The group of Asian countries examined here covers a wide spectrum when it comes to the stage of economic development, labor market endowments, and policy and institutional settings. Some factors may—on average—be less important statistically in explaining changes in female labor force participation simply because they affect only smaller country subgroups.
Among Asian economies, a larger service sector (including the public sector) relative to the industrial sector—and higher education levels—stand out as most closely associated with greater female labor force participation (see Chart 3). The openness of the economy (measured by the share of trade in GDP) and the pace of urbanization (not shown) have positive but smaller effects on average given the diversity of Asian countries.
While automation (or routinization) hurts female labor force participation in some countries, this is not the case across all of Asia.

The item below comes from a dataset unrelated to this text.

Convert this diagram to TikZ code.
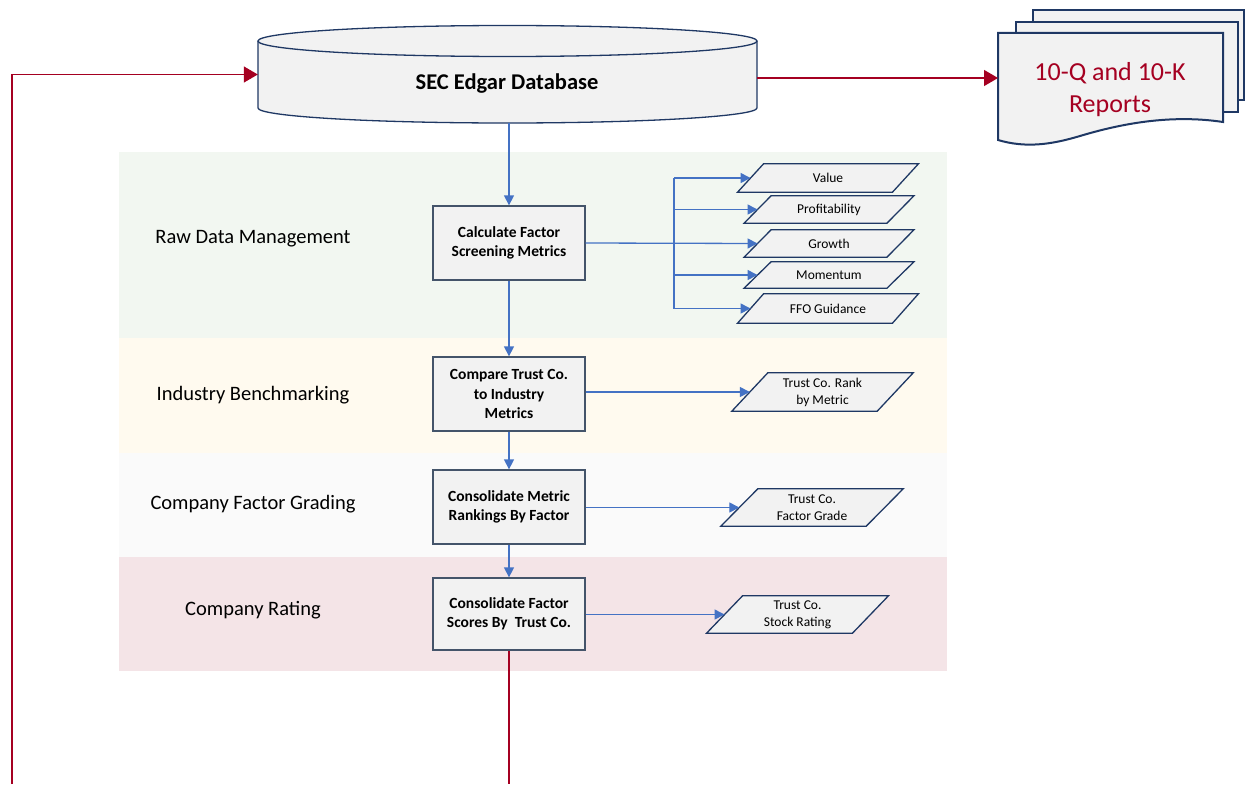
\documentclass[tikz,border=0pt]{standalone}
\usepackage{fontspec}
\setmainfont{Carlito}
\usetikzlibrary{arrows.meta,shapes.geometric,calc,backgrounds}
\definecolor{redln}{HTML}{A50021}
\definecolor{blueln}{HTML}{4472C4}
\definecolor{navy}{HTML}{1F3864}
\definecolor{boxfill}{HTML}{F2F2F2}
\definecolor{bandgreen}{HTML}{F2F7F1}
\definecolor{bandyellow}{HTML}{FFFAEF}
\definecolor{bandgray}{HTML}{FAFAFA}
\definecolor{bandpink}{HTML}{F4E4E7}
\definecolor{boxline}{HTML}{44546A}
\newcommand\paral[2]{\draw[datashape] ($(#1.north west)+(#2,0)$) -- ($(#1.north east)+(#2,0)$) -- ($(#1.south east)+(-#2,0)$) -- ($(#1.south west)+(-#2,0)$) -- cycle;}
\begin{document}
\begin{tikzpicture}[x=1pt,y=-1pt,
 proc/.style={draw=boxline, line width=1.3pt, fill=boxfill, minimum width=152pt, minimum height=74pt, inner sep=2pt, align=center, font=\fontsize{15.5}{19.5}\selectfont\bfseries},
 data/.style={rectangle, inner sep=0pt, align=center, font=\fontsize{13.5}{17}\selectfont},
 datashape/.style={draw=navy, line width=1.3pt, fill=boxfill, line join=miter},
 lane/.style={font=\fontsize{20.5}{24}\selectfont},
 barrow/.style={draw=blueln, line width=1.3pt, -{Triangle[length=10pt,width=10pt]}},
 bline/.style={draw=blueln, line width=1.3pt},
 rarrow/.style={draw=redln, line width=1.3pt, -{Triangle[length=14pt,width=16pt]}},
 rline/.style={draw=redln, line width=1.3pt},
 page/.style={draw=navy, line width=2pt, fill=boxfill},
]
\useasboundingbox (0,0) rectangle (1246,784);
% bands
\begin{scope}[on background layer]
\fill[bandgreen] (119,152) rectangle (947,338);
\fill[bandyellow] (119,338) rectangle (947,453);
\fill[bandgray] (119,453) rectangle (947,557);
\fill[bandpink] (119,557) rectangle (947,671);
\end{scope}
\node[lane] (l1) at (253,239) {Raw Data Management};
\node[lane] (l2) at (253,395) {Industry Benchmarking};
\node[lane] (l3) at (253,504) {Company Factor Grading};
\node[lane] (l4) at (253,610) {Company Rating};
% database cylinder
\fill[boxfill] (258,41) -- (258,108) arc[start angle=180, end angle=0, x radius=249.5, y radius=15] -- (757,41) -- cycle;
\draw[navy, line width=1.3pt] (258,41) -- (258,108) arc[start angle=180, end angle=0, x radius=249.5, y radius=15] -- (757,41);
\draw[navy, line width=1.3pt, fill=boxfill] (507.5,41) ellipse [x radius=249.5, y radius=15.5];
\node[minimum width=499pt, minimum height=97pt, inner sep=0pt] (db) at (507.5,74.5) {};
\node[font=\fontsize{22.5}{26}\selectfont\bfseries] (dbt) at (507,84) {SEC Edgar Database};
% document stack
\draw[page] (1033,10) rectangle (1244,100);
\draw[page] (1016,22) rectangle (1238,112);
\draw[page] (998,33) -- (1223,33) -- (1223,122) .. controls (1170,114) and (1120,124) .. (1080,136) .. controls (1050,145) and (1025,148) .. (998,140) -- cycle;
\coordinate (docin) at (998,78);
\node[align=center, text=redln, font=\fontsize{26}{32}\selectfont] (doc) at (1110,90) {10-Q and 10-K\\Reports};
% process boxes
\node[proc] (b1) at (509,243) {Calculate Factor\\Screening Metrics};
\node[proc] (b2) at (509,394) {Compare Trust Co.\\to Industry\\Metrics};
\node[proc] (b3) at (509,507) {Consolidate Metric\\Rankings By Factor};
\node[proc, minimum height=72pt] (b4) at (509,614) {Consolidate Factor\\Scores By~ Trust Co.};
% data shapes (text nodes; outline drawn behind)
\node[data, minimum width=154.5pt, minimum height=28pt] (v) at (828,178) {Value};
\node[data, minimum width=142.5pt, minimum height=27pt] (p) at (829,209.5) {Profitability};
\node[data, minimum width=142.5pt, minimum height=27pt] (g) at (829,243.5) {Growth};
\node[data, minimum width=142.5pt, minimum height=26pt] (m) at (829,275) {Momentum};
\node[data, minimum width=154.5pt, minimum height=29pt] (f) at (828,308.5) {FFO Guidance};
\node[data, minimum width=145pt, minimum height=38pt] (r1) at (822.5,392) {Trust Co. Rank\\by Metric};
\node[data, minimum width=145pt, minimum height=37pt] (r2) at (812,507.5) {Trust Co.\\Factor Grade};
\node[data, minimum width=145.5pt, minimum height=37pt] (r3) at (797.5,614.5) {Trust Co.\\Stock Rating};
\begin{scope}[on background layer]
\paral{v}{13}
\paral{p}{13.5}
\paral{g}{13.5}
\paral{m}{13.5}
\paral{f}{13}
\paral{r1}{18}
\paral{r2}{18.5}
\paral{r3}{18}
\end{scope}
% blue connectors
\draw[barrow] (db.south -| b1.north) -- (b1.north);
\draw[barrow] (b1.south) -- (b2.north);
\draw[barrow] (b2.south) -- (b3.north);
\draw[barrow] (b3.south) -- (b4.north);
\coordinate (br) at (674,243);
\draw[barrow] (b1.east) -- (g.west);
\draw[bline] (br |- v.west) -- (br |- f.west);
\draw[barrow] (br |- v.west) -- (v.west);
\draw[barrow] (br |- p.west) -- (p.west);
\draw[barrow] (br |- m.west) -- (m.west);
\draw[barrow] (br |- f.west) -- (f.west);
\draw[barrow] (b2.east |- r1.west) -- (r1.west);
\draw[barrow] (b3.east |- r2.west) -- (r2.west);
\draw[barrow] (b4.east |- r3.west) -- (r3.west);
% red connectors
\coordinate (lb) at (12,784);
\draw[rarrow] (lb) |- (db.west);
\draw[rarrow] (db.east |- docin) -- (docin);
\draw[rline] (b4.south) -- (b4.south |- lb);
\end{tikzpicture}
\end{document}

This is because of the relatively low exposure to routinization in some countries (given the large share of agriculture, for instance) and the high cost of automation.
Family-friendly policies tailored to address specific constraints faced by women in the workforce—such as maternity protection, child care, and part-time employment—play a positive role. But data gaps and the large informal sector in several Asian countries limit the size of the overall effect. Moreover, the effectiveness of family-oriented policies depends on the institutional capacity to enforce legally mandated provisions, which varies across Asian countries.
Finally, labor market rigidities that make it difficult for businesses to let go of workers can have a chilling effect on employers’ decisions to hire female workers.